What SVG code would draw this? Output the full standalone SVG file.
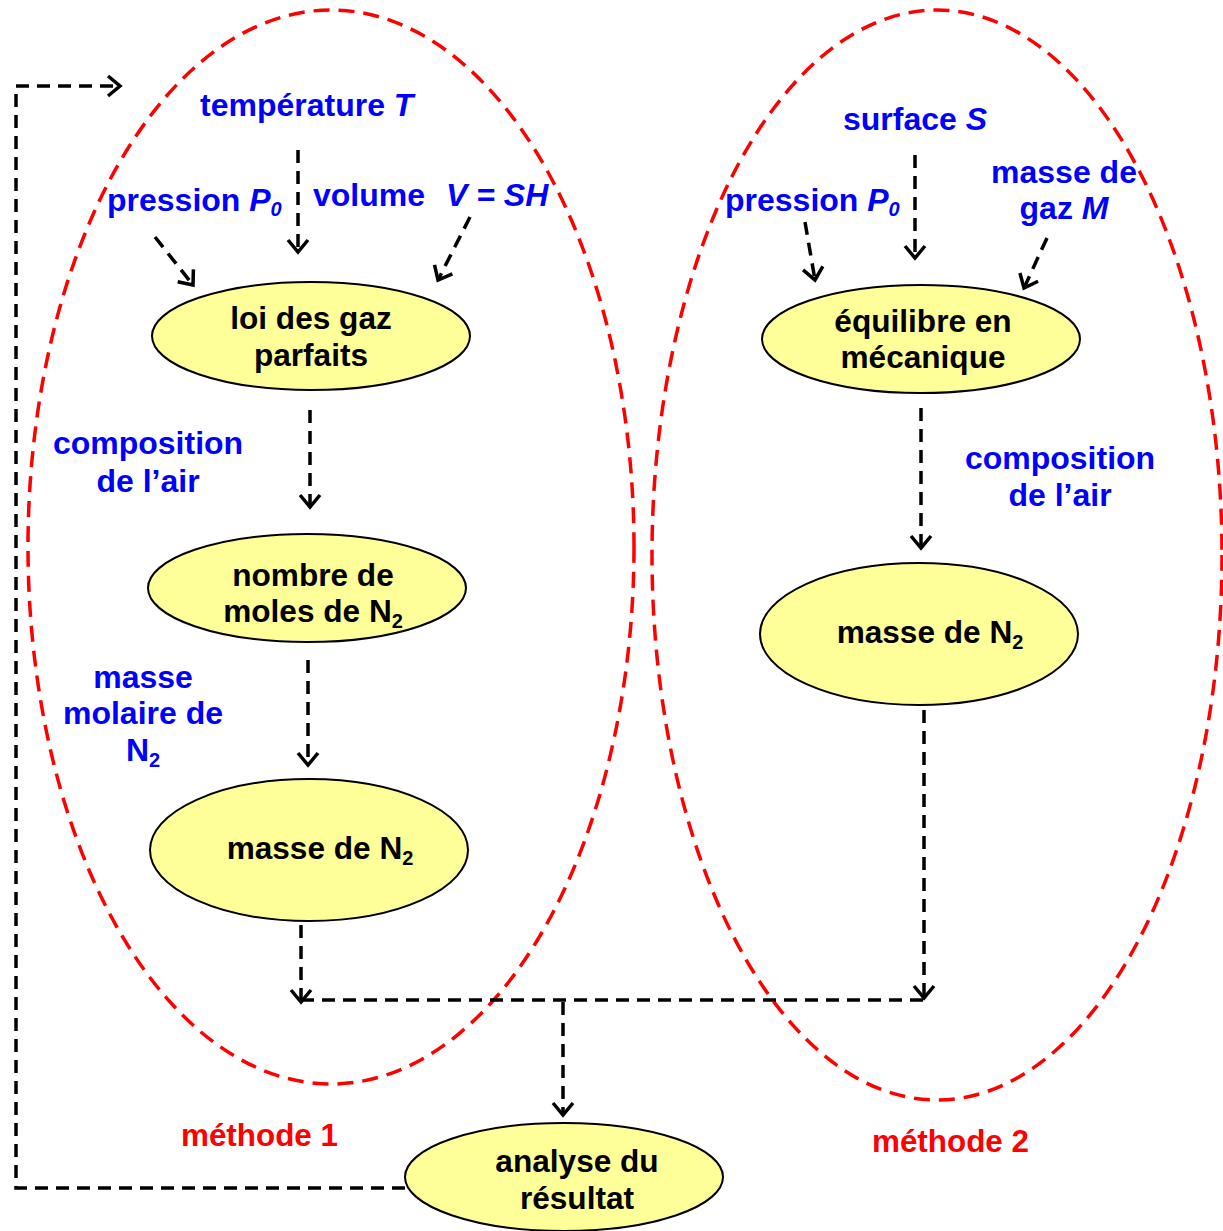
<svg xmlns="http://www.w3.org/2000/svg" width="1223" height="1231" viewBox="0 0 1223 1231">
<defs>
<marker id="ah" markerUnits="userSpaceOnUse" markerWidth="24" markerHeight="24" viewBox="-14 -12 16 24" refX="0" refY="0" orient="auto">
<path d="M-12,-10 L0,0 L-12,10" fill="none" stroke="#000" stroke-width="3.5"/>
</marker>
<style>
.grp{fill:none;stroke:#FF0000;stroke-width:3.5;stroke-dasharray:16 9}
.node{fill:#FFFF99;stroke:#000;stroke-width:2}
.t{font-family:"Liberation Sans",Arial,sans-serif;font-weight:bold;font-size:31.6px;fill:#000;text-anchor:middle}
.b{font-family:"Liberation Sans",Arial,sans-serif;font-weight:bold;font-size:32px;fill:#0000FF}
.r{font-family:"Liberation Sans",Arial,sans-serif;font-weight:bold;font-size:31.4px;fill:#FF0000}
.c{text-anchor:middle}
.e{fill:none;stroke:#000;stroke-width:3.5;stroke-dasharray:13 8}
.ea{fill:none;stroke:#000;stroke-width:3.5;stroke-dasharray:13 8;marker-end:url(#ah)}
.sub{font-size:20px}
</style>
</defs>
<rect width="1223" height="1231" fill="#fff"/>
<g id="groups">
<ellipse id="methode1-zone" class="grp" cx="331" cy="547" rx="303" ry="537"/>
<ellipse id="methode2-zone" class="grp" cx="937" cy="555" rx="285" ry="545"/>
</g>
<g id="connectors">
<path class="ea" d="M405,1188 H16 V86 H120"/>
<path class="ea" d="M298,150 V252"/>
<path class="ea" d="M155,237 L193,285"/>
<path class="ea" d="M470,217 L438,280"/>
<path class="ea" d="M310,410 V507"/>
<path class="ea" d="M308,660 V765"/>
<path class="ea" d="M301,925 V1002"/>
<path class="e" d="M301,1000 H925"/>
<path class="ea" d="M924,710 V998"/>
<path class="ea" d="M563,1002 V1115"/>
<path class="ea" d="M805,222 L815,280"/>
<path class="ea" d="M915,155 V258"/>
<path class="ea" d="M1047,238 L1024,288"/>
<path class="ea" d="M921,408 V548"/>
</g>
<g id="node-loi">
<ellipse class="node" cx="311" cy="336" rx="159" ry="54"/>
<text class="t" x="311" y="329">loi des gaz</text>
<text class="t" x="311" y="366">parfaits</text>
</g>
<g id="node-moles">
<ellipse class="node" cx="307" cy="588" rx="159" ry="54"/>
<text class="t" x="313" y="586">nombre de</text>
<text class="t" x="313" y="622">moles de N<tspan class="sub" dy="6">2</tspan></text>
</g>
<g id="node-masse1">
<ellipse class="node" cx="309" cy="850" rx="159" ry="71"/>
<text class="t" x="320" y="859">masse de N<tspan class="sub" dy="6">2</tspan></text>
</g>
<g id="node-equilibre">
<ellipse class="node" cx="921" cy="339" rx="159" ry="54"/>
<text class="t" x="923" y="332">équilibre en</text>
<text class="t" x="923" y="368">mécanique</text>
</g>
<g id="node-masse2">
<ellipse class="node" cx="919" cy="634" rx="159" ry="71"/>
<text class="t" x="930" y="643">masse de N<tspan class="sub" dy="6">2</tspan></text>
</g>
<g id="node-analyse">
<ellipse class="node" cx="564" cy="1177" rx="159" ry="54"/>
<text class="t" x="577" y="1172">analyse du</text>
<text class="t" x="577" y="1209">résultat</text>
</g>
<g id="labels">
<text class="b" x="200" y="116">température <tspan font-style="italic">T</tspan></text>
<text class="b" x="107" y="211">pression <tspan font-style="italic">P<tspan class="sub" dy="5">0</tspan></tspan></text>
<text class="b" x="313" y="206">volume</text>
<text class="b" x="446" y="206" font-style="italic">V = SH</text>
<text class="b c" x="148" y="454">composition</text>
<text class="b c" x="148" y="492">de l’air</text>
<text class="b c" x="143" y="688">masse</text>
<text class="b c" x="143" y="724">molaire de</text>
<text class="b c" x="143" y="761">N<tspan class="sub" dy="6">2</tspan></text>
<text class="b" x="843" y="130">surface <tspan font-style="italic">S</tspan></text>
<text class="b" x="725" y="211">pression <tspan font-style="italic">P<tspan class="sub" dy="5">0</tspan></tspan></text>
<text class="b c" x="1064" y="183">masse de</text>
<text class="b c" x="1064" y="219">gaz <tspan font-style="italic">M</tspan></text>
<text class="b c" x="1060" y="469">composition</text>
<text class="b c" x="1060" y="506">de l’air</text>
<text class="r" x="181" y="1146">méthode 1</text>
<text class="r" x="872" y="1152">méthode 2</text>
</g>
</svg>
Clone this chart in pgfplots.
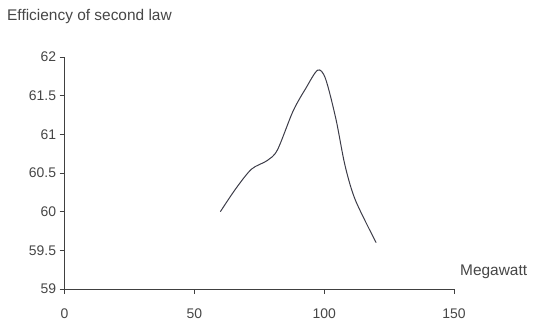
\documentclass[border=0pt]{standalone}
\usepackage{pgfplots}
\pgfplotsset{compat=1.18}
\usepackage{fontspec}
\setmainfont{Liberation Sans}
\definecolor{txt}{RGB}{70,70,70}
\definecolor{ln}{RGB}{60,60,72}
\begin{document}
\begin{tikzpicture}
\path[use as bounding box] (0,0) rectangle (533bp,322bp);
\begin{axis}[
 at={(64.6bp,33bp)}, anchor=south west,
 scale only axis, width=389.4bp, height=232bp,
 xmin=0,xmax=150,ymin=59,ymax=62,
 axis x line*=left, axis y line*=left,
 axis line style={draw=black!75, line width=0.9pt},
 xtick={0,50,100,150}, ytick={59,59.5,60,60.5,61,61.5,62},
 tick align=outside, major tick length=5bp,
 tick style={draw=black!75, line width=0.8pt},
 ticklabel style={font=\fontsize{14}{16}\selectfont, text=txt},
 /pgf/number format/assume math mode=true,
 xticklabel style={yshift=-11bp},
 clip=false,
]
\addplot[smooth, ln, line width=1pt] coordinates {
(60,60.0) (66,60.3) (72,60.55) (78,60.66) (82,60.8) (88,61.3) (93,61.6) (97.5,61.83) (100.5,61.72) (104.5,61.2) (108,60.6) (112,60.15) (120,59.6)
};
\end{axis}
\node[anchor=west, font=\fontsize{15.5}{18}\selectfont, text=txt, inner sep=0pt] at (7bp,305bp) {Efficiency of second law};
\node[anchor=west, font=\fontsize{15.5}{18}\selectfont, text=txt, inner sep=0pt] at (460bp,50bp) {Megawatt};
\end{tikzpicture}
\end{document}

##########

> _PROBLEM TO SOLVE_
Pick out lines containing the word "standalone", each one as written.

> _CORRECT ANSWER_
What SVG code would draw this? Output the full standalone SVG file.
\documentclass[border=0pt]{standalone}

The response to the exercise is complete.